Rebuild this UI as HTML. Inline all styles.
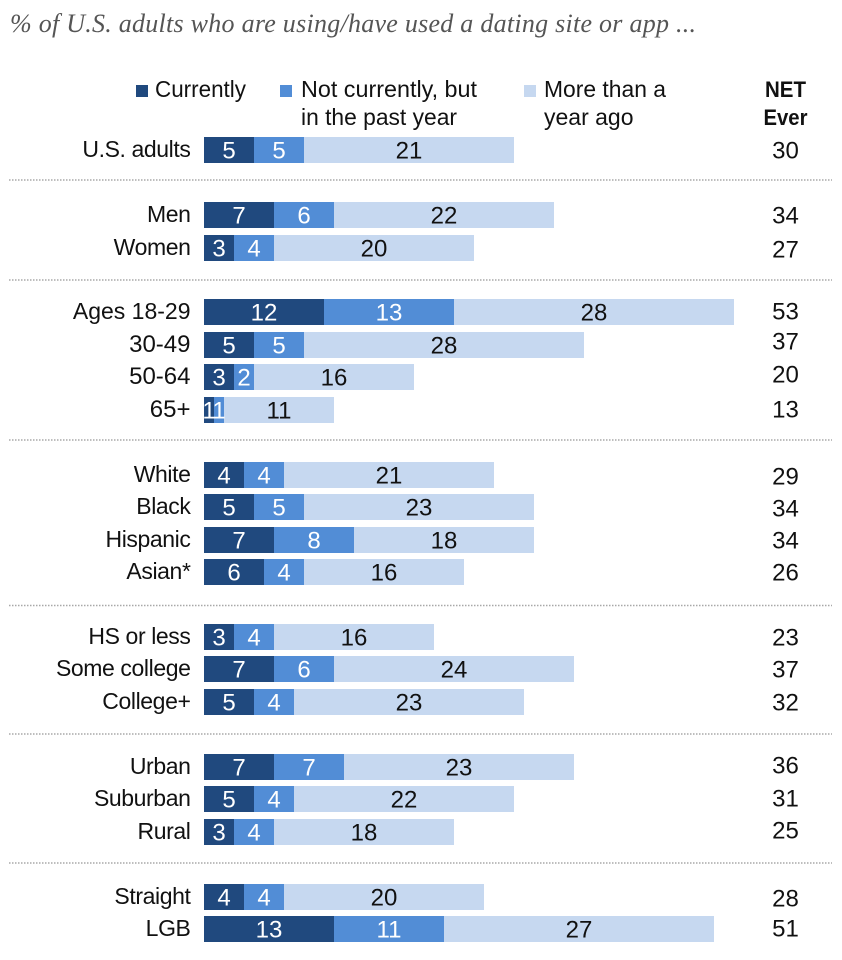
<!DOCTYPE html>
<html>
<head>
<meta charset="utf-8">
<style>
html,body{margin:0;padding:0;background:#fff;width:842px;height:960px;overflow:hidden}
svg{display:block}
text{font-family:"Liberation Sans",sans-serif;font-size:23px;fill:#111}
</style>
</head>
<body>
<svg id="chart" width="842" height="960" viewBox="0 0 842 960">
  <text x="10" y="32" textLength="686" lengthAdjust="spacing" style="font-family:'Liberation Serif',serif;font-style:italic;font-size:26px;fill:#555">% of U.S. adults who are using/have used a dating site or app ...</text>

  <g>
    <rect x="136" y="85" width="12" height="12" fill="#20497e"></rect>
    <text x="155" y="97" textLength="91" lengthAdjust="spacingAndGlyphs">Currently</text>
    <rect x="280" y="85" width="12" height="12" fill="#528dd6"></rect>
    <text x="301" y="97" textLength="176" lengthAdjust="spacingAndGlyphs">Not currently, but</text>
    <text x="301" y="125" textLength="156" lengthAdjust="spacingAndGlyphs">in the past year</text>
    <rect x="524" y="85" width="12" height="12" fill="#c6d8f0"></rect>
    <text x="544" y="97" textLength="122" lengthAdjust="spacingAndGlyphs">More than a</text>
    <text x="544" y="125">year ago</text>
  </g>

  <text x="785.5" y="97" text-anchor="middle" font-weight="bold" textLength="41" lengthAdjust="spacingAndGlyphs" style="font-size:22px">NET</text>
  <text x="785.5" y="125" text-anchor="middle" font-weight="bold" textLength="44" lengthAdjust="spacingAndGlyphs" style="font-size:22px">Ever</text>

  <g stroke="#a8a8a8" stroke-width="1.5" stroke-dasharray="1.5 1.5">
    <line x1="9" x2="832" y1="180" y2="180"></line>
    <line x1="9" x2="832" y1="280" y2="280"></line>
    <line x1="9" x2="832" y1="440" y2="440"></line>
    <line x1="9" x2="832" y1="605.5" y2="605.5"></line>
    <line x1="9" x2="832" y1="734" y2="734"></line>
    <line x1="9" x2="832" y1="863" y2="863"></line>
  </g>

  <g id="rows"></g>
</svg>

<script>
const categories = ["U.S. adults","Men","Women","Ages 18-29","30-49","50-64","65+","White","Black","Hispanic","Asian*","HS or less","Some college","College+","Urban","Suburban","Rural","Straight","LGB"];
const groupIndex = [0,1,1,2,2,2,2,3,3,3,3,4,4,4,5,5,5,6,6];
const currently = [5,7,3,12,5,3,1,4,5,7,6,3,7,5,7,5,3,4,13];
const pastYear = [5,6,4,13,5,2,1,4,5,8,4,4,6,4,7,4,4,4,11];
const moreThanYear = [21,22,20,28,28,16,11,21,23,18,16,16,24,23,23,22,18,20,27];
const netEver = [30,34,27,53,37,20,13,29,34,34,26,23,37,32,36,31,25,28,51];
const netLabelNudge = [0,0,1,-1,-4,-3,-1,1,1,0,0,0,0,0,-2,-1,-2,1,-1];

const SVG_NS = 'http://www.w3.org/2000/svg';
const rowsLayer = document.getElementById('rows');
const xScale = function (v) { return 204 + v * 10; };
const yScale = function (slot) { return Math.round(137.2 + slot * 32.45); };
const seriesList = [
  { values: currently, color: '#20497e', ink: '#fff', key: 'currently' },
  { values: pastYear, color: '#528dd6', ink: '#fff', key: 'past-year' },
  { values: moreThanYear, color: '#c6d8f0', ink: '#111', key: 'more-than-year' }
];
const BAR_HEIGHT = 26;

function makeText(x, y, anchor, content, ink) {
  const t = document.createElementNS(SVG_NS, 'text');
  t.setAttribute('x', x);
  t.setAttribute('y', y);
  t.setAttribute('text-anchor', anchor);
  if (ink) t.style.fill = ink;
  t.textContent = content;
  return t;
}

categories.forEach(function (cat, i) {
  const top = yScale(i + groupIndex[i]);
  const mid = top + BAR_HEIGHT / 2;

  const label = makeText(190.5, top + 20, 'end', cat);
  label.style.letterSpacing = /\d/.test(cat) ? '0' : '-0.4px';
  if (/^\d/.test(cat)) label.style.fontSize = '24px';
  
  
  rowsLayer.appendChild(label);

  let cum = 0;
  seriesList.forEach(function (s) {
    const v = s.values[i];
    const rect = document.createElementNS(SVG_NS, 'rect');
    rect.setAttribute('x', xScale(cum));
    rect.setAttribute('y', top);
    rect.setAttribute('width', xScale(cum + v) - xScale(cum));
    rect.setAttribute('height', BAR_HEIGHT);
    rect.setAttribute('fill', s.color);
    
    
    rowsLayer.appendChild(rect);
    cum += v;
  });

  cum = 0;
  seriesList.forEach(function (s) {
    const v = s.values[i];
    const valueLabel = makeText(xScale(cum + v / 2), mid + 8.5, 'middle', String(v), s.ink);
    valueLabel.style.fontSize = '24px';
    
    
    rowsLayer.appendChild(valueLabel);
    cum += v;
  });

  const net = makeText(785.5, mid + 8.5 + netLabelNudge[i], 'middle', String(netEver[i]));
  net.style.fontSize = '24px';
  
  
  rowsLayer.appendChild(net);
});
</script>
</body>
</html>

* * *

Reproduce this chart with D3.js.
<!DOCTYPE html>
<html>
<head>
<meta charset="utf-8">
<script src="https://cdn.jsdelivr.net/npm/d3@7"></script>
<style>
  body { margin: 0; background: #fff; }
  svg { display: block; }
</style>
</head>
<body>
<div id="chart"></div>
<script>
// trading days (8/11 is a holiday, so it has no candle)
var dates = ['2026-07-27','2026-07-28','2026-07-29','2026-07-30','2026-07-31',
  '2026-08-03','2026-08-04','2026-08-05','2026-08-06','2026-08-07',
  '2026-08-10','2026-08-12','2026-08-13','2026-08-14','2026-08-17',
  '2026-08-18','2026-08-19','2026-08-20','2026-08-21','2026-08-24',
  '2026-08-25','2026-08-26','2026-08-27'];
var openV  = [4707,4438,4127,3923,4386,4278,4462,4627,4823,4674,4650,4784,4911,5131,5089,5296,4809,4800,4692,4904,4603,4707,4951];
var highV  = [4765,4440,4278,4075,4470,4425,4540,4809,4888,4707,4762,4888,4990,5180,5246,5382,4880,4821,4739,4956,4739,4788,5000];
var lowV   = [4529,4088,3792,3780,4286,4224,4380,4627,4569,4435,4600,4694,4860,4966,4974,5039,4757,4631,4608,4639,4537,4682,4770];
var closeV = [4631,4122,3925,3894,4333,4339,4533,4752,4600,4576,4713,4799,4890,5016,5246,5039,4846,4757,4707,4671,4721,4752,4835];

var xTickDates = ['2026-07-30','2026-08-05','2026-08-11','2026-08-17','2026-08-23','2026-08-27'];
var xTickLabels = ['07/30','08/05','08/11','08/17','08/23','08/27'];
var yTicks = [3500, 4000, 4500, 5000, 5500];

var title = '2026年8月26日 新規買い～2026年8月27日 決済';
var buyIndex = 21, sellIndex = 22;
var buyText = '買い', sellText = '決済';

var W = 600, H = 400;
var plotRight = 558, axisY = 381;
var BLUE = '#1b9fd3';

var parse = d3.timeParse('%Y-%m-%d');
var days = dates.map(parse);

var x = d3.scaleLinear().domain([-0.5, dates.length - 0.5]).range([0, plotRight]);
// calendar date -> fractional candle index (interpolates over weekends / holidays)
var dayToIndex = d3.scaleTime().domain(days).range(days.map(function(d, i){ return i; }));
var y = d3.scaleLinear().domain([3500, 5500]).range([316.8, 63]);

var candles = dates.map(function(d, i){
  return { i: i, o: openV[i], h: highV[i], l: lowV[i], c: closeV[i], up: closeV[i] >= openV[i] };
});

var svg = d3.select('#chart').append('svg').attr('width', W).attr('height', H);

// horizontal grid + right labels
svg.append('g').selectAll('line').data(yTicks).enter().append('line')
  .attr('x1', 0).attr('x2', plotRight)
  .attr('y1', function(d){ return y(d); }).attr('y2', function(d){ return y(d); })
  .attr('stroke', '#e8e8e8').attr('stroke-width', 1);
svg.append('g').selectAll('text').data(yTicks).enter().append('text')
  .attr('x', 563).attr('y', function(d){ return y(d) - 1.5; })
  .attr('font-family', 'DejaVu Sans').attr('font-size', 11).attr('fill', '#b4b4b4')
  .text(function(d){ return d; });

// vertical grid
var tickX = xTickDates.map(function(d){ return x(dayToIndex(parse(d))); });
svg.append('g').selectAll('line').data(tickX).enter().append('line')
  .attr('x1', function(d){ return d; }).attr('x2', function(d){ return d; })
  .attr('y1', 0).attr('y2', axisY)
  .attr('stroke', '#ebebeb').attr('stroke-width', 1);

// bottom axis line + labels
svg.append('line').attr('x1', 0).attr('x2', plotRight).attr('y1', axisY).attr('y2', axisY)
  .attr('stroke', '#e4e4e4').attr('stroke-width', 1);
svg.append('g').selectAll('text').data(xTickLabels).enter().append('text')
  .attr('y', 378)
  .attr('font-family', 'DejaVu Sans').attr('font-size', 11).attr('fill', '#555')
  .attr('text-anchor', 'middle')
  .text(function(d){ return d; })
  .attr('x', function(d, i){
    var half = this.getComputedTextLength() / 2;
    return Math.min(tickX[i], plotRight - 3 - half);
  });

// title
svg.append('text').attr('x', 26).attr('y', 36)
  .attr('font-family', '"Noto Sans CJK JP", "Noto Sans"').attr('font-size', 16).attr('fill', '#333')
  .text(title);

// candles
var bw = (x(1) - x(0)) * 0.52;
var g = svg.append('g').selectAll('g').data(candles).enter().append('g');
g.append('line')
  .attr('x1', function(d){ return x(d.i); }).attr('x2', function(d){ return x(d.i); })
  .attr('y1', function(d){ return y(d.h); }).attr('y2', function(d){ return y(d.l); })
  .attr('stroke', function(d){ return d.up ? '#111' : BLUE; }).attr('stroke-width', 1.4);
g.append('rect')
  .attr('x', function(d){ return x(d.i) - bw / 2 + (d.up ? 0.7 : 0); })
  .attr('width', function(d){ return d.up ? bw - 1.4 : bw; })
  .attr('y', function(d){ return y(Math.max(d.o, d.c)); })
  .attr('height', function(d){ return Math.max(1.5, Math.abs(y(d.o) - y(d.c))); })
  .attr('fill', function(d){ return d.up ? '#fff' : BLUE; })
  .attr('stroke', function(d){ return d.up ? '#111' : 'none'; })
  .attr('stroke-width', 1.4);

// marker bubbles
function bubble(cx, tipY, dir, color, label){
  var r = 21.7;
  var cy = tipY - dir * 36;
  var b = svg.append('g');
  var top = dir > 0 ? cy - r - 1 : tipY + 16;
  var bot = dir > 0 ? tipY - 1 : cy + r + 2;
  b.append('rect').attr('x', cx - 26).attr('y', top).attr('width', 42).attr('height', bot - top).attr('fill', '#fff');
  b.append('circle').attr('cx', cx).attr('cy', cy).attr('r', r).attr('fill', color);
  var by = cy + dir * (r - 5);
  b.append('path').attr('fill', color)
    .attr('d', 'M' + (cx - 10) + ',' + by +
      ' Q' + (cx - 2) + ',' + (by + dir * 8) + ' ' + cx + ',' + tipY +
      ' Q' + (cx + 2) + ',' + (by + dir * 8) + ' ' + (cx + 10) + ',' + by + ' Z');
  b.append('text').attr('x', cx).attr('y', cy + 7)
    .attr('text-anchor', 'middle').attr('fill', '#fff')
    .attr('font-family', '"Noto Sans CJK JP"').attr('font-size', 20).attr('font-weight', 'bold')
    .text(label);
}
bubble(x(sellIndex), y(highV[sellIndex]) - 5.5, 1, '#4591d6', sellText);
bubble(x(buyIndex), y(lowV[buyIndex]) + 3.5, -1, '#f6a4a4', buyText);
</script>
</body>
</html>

==

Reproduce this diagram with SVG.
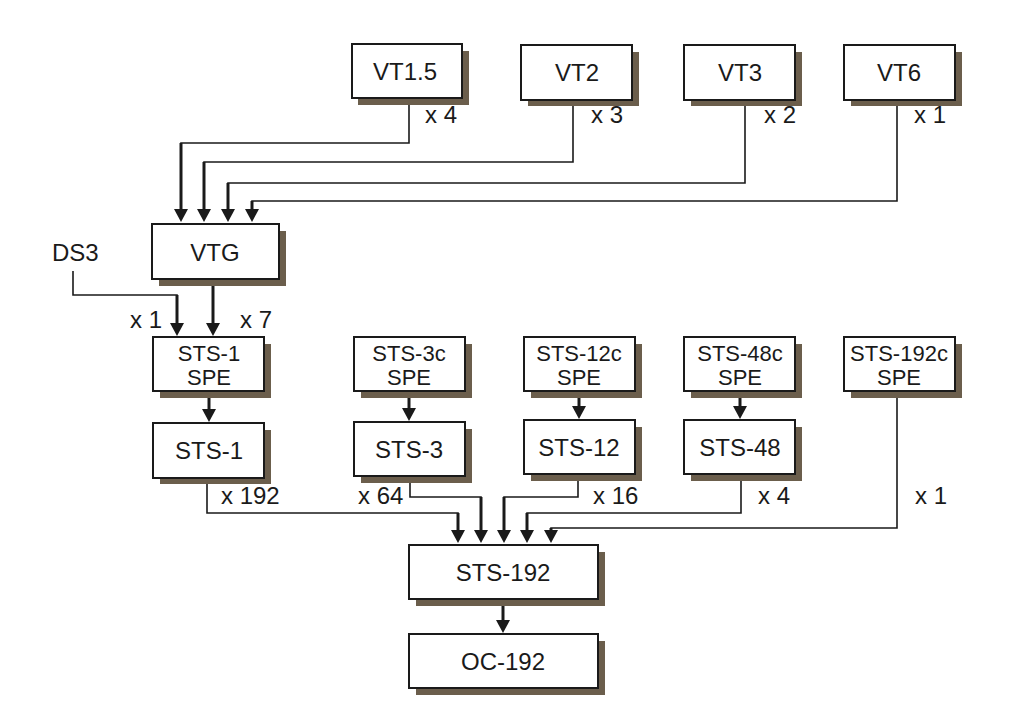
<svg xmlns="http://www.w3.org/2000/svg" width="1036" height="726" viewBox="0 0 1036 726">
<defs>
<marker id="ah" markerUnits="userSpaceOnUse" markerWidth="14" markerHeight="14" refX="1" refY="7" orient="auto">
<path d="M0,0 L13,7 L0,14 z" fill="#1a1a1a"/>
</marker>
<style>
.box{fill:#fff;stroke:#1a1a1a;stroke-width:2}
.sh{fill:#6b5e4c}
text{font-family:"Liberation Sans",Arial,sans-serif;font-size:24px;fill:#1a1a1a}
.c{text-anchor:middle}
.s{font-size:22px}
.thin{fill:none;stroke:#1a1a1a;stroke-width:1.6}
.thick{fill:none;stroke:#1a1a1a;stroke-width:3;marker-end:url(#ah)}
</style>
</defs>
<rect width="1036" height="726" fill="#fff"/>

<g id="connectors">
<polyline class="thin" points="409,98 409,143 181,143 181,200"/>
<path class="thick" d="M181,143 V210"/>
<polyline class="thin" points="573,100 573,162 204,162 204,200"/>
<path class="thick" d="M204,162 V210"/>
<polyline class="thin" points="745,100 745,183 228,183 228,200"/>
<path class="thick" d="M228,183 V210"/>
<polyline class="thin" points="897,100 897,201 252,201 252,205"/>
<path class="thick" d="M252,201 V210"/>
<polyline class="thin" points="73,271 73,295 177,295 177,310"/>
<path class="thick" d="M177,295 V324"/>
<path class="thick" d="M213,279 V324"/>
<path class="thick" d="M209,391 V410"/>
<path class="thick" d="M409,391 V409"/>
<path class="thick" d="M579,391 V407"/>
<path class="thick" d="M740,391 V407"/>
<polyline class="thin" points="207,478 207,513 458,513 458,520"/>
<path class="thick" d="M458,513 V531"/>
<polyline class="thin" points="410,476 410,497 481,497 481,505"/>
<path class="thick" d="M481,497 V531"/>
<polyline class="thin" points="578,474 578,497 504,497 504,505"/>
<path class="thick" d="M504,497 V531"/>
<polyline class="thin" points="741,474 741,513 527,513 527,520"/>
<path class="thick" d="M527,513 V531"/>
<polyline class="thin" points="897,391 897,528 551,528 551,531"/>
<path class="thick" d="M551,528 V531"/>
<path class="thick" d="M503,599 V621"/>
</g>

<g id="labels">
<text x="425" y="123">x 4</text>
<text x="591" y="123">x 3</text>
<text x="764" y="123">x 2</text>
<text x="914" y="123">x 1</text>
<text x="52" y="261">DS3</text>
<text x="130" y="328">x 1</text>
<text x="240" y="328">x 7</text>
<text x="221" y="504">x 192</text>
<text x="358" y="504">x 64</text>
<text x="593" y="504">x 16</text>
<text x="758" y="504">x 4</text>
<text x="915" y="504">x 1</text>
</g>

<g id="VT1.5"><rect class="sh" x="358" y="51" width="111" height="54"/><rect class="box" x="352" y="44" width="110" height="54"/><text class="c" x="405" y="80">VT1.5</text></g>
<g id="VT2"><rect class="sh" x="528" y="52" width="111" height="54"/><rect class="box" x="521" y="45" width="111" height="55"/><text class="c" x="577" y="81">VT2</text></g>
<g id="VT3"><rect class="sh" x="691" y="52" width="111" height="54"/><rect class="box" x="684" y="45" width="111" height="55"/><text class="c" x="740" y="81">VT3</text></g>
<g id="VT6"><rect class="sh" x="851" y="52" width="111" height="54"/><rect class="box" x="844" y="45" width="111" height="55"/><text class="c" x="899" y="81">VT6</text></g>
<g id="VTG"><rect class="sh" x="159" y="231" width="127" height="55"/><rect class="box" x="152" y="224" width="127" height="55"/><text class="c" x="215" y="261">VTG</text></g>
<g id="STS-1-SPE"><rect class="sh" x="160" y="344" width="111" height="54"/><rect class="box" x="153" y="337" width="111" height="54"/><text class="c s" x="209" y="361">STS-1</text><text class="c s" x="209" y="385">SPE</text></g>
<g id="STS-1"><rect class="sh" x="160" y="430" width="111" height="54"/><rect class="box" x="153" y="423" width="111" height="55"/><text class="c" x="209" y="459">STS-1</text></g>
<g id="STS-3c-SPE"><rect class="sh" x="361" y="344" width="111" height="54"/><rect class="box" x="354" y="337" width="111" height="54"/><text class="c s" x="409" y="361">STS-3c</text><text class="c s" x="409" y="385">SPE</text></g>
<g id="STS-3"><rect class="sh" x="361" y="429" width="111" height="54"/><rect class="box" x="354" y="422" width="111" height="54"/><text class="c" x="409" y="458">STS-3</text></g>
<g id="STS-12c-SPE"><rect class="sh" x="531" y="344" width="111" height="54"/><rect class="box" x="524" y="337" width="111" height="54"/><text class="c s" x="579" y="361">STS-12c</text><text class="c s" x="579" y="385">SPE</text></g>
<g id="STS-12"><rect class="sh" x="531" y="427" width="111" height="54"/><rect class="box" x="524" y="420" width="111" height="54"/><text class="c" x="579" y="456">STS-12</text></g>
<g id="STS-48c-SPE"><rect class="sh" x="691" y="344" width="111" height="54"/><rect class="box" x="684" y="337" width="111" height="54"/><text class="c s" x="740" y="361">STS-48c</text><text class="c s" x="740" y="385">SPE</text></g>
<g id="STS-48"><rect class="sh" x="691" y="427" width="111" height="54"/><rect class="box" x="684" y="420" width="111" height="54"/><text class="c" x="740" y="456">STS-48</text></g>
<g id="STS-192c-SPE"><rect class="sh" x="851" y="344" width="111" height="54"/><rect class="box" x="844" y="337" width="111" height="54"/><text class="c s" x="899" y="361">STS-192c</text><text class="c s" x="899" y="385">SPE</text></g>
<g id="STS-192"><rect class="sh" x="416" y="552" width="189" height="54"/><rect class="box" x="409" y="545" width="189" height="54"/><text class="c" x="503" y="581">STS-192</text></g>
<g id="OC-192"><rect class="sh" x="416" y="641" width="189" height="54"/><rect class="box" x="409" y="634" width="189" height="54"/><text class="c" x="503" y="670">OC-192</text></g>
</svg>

## REQUEST
Output exactly the lines from the one containing "Rebuild this UI as HTML. Inline all styles." through the one containing "or app ...</text>", both included, and nothing else; leave out any pictures.

## ANSWER BELOW
Rebuild this UI as HTML. Inline all styles.
<!DOCTYPE html>
<html>
<head>
<meta charset="utf-8">
<style>
html,body{margin:0;padding:0;background:#fff;width:842px;height:960px;overflow:hidden}
svg{display:block}
text{font-family:"Liberation Sans",sans-serif;font-size:23px;fill:#111}
</style>
</head>
<body>
<svg id="chart" width="842" height="960" viewBox="0 0 842 960">
  <text x="10" y="32" textLength="686" lengthAdjust="spacing" style="font-family:'Liberation Serif',serif;font-style:italic;font-size:26px;fill:#555">% of U.S. adults who are using/have used a dating site or app ...</text>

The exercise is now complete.